*Exercise details*:
Leaving the pictures out, print the lines from the first line of the listing through the line containing "0.0398, 0.0141, 0.0087];", exactly as they read, and no others.

━━━━

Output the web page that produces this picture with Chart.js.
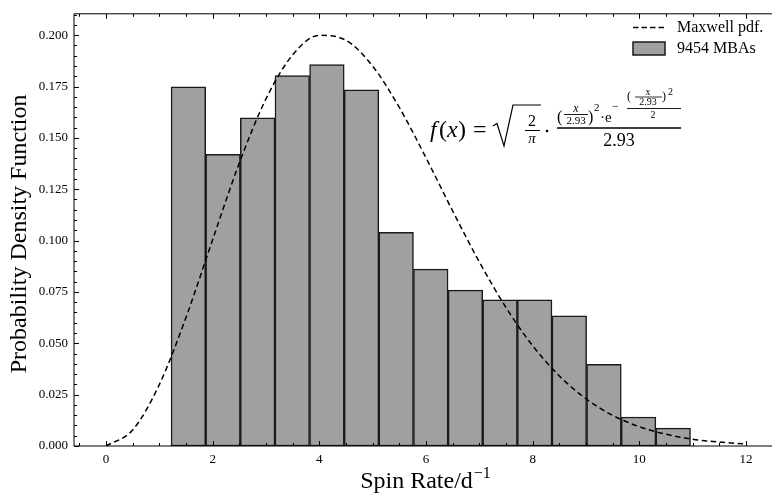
<!DOCTYPE html>
<html>
<head>
<meta charset="utf-8">
<script src="https://cdn.jsdelivr.net/npm/chart.js@4.4.0/dist/chart.umd.min.js"></script>
<style>
  html, body { margin: 0; padding: 0; background: #fff; overflow: hidden; }
</style>
</head>
<body>
<canvas id="spinChart" width="780" height="495"></canvas>
<script>
// histogram of spin rates (density)
const binEdges = [1.220, 1.869, 2.519, 3.168, 3.817, 4.467, 5.116, 5.765, 6.414, 7.064, 7.713, 8.362, 9.012, 9.661, 10.310, 10.960];
const binDensity = [0.1748, 0.1420, 0.1597, 0.1803, 0.1857, 0.1734, 0.1040, 0.0861, 0.0759, 0.0711, 0.0711, 0.0634, 0.0398, 0.0141, 0.0087];

// dashed Maxwell curve, sampled from the figure
const pdfX = [0, 0.5, 1, 1.5, 2, 2.5, 3, 3.5, 4, 4.5, 5, 5.5, 6, 6.5, 7, 7.5, 8, 8.5, 9, 9.5, 10, 10.5, 11, 11.5, 12];
const pdfY = [0, 0.0078, 0.0299, 0.0626, 0.1005, 0.1378, 0.1690, 0.1904, 0.1999, 0.1975, 0.1849, 0.1648, 0.1403, 0.1144, 0.0896, 0.0674, 0.0488, 0.0341, 0.0230, 0.0149, 0.0094, 0.0057, 0.0033, 0.0019, 0.0010];

const xTicks = [0, 2, 4, 6, 8, 10, 12];
const yTicks = [0, 0.025, 0.05, 0.075, 0.1, 0.125, 0.15, 0.175, 0.2];

const SERIF = "'Liberation Serif', 'DejaVu Serif', serif";

const barData = binDensity.map((v, i) => ({ x: (binEdges[i] + binEdges[i + 1]) / 2, y: v }));
const lineData = pdfX.map((x, i) => ({ x: x, y: pdfY[i] }));

// frame + inward ticks like the matplotlib style
const frameTicks = {
    id: 'frameTicks',
    afterDatasetsDraw(chart) {
        const { ctx, chartArea: a, scales: { x, y } } = chart;
        ctx.save();
        ctx.strokeStyle = '#000';
        ctx.lineWidth = 1;
        ctx.beginPath();
        ctx.moveTo(a.left, a.top); ctx.lineTo(a.right, a.top);
        ctx.moveTo(a.left, a.bottom); ctx.lineTo(a.right, a.bottom);
        ctx.moveTo(a.left, a.top); ctx.lineTo(a.left, a.bottom);
        ctx.moveTo(a.right, a.top); ctx.lineTo(a.right, a.bottom);
        for (let v = -0.5; v <= 12.6; v += 0.5) {
            const px = Math.round(x.getPixelForValue(v)) + 0.5;
            const len = xTicks.includes(v) ? 5 : 3;
            ctx.moveTo(px, a.bottom); ctx.lineTo(px, a.bottom - len);
            ctx.moveTo(px, a.top); ctx.lineTo(px, a.top + len);
        }
        for (let k = 0; k <= 42; k++) {
            const v = k * 0.005;
            const py = Math.round(y.getPixelForValue(v)) + 0.5;
            const len = k % 5 === 0 ? 5 : 3;
            ctx.moveTo(a.left, py); ctx.lineTo(a.left + len, py);
            ctx.moveTo(a.right, py); ctx.lineTo(a.right - len, py);
        }
        ctx.stroke();
        ctx.restore();
    }
};

// axis titles, legend and the formula text
const annotations = {
    id: 'annotations',
    afterDraw(chart) {
        const ctx = chart.ctx;
        const a = chart.chartArea;
        ctx.save();
        ctx.fillStyle = '#000';
        ctx.strokeStyle = '#000';
        ctx.textBaseline = 'alphabetic';

        // x title with superscript
        ctx.font = '24px ' + SERIF;
        const main = 'Spin Rate/d';
        const wMain = ctx.measureText(main).width;
        ctx.font = '16px ' + SERIF;
        const sup = '\u22121';
        const wSup = ctx.measureText(sup).width;
        const x0 = 425 - (wMain + wSup) / 2;
        ctx.font = '24px ' + SERIF;
        ctx.textAlign = 'left';
        ctx.fillText(main, x0, 488);
        ctx.font = '16px ' + SERIF;
        ctx.fillText(sup, x0 + wMain + 1, 478);

        // y title
        ctx.save();
        ctx.translate(20, (a.top + a.bottom) / 2 + 4);
        ctx.rotate(-Math.PI / 2);
        ctx.font = '24px ' + SERIF;
        ctx.textAlign = 'center';
        ctx.textBaseline = 'middle';
        ctx.fillText('Probability Density Function', 0, 0);
        ctx.restore();

        // legend
        const ds = chart.data.datasets;
        ctx.lineWidth = 1.5;
        ctx.setLineDash([5.5, 3]);
        ctx.beginPath();
        ctx.moveTo(633, 27.5); ctx.lineTo(665, 27.5);
        ctx.stroke();
        ctx.setLineDash([]);
        ctx.fillStyle = '#a0a0a0';
        ctx.fillRect(633, 42, 32, 13);
        ctx.lineWidth = 1.5;
        ctx.strokeStyle = '#1a1a1a';
        ctx.strokeRect(633, 42, 32, 13);
        ctx.fillStyle = '#000';
        ctx.font = '16px ' + SERIF;
        ctx.textAlign = 'left';
        ctx.textBaseline = 'middle';
        ctx.fillText(ds[0].label, 677, 28);
        ctx.fillText(ds[1].label, 677, 49);

        // formula
        ctx.textBaseline = 'alphabetic';
        ctx.strokeStyle = '#000';
        const txt = (s, px, x, yb, align, italic) => {
            ctx.font = (italic ? 'italic ' : '') + px + 'px ' + SERIF;
            ctx.textAlign = align || 'left';
            ctx.fillText(s, x, yb);
        };
        const bar = (xa, xb, yy, w) => {
            ctx.lineWidth = w || 1;
            ctx.beginPath(); ctx.moveTo(xa, yy); ctx.lineTo(xb, yy); ctx.stroke();
        };
        txt('f', 24, 430, 137, 'left', true);
        txt('(', 24, 439, 137);
        txt('x', 24, 447, 137, 'left', true);
        txt(')', 24, 458, 137);
        txt('=', 24, 473, 137);
        ctx.lineWidth = 1.2;
        ctx.beginPath();
        ctx.moveTo(493, 126); ctx.lineTo(497, 123.5); ctx.lineTo(504, 146);
        ctx.lineTo(513, 105); ctx.lineTo(541, 105);
        ctx.stroke();
        txt('2', 16, 532, 126, 'center');
        bar(525, 540, 130.5, 1);
        txt('\u03c0', 15, 532, 143, 'center', true);
        ctx.beginPath(); ctx.arc(547, 131, 1.3, 0, Math.PI * 2); ctx.fill();
        bar(557, 681, 128, 1.5);
        txt('2.93', 18, 619, 146, 'center');
        // numerator
        txt('(', 16, 557, 122);
        txt('x', 12, 576, 112, 'center', true);
        bar(564, 588, 114.5, 0.9);
        txt('2.93', 11, 576, 124, 'center');
        txt(')', 16, 588, 122);
        txt('2', 11, 594, 111);
        txt('\u00b7e', 15, 600, 122);
        txt('\u2212', 12, 612, 110);
        txt('(', 12, 627, 100);
        txt('x', 10, 648, 95, 'center');
        bar(635, 662, 97, 0.8);
        txt('2.93', 10, 648, 105, 'center');
        txt(')', 12, 662, 100);
        txt('2', 10, 668, 95);
        bar(627, 681, 108.5, 0.9);
        txt('2', 10, 653, 118, 'center');

        ctx.restore();
    }
};

new Chart(document.getElementById('spinChart'), {
    type: 'bar',
    data: {
        datasets: [
            {
                type: 'line',
                label: 'Maxwell pdf.',
                data: lineData,
                borderColor: '#000',
                borderWidth: 1.5,
                borderDash: [5.5, 3.5],
                pointRadius: 0,
                cubicInterpolationMode: 'monotone',
                fill: false,
                order: 0
            },
            {
                type: 'bar',
                label: '9454 MBAs',
                data: barData,
                backgroundColor: '#a0a0a0',
                borderColor: '#1a1a1a',
                borderWidth: 1.5,
                borderSkipped: false,
                barPercentage: 1.0,
                categoryPercentage: 1.0,
                order: 1
            }
        ]
    },
    options: {
        responsive: false,
        devicePixelRatio: 1,
        animation: false,
        layout: { padding: { left: 0, right: 2, top: 7, bottom: 0 } },
        plugins: {
            legend: { display: false },
            tooltip: { enabled: false }
        },
        scales: {
            x: {
                type: 'linear',
                min: -0.6,
                max: 12.6,
                offset: false,
                grid: { display: false, drawTicks: false, offset: false },
                border: { display: false },
                afterBuildTicks: (s) => { s.ticks = xTicks.map(v => ({ value: v })); },
                afterFit: (s) => { s.height = 49; },
                ticks: {
                    color: '#000',
                    padding: 6,
                    font: { family: SERIF, size: 13 },
                    maxRotation: 0,
                    callback: (v) => String(v)
                }
            },
            y: {
                min: 0,
                max: 0.2104,
                grid: { display: false, drawTicks: false },
                border: { display: false },
                afterBuildTicks: (s) => { s.ticks = yTicks.map(v => ({ value: v })); },
                afterFit: (s) => { s.width = 74; },
                ticks: {
                    color: '#000',
                    padding: 6,
                    font: { family: SERIF, size: 13 },
                    callback: (v) => Number(v).toFixed(3)
                }
            }
        }
    },
    plugins: [frameTicks, annotations]
});
</script>
</body>
</html>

━━━━

*Solved exercise*:
Output the web page that produces this picture with Chart.js.
<!DOCTYPE html>
<html>
<head>
<meta charset="utf-8">
<script src="https://cdn.jsdelivr.net/npm/chart.js@4.4.0/dist/chart.umd.min.js"></script>
<style>
  html, body { margin: 0; padding: 0; background: #fff; overflow: hidden; }
</style>
</head>
<body>
<canvas id="spinChart" width="780" height="495"></canvas>
<script>
// histogram of spin rates (density)
const binEdges = [1.220, 1.869, 2.519, 3.168, 3.817, 4.467, 5.116, 5.765, 6.414, 7.064, 7.713, 8.362, 9.012, 9.661, 10.310, 10.960];
const binDensity = [0.1748, 0.1420, 0.1597, 0.1803, 0.1857, 0.1734, 0.1040, 0.0861, 0.0759, 0.0711, 0.0711, 0.0634, 0.0398, 0.0141, 0.0087];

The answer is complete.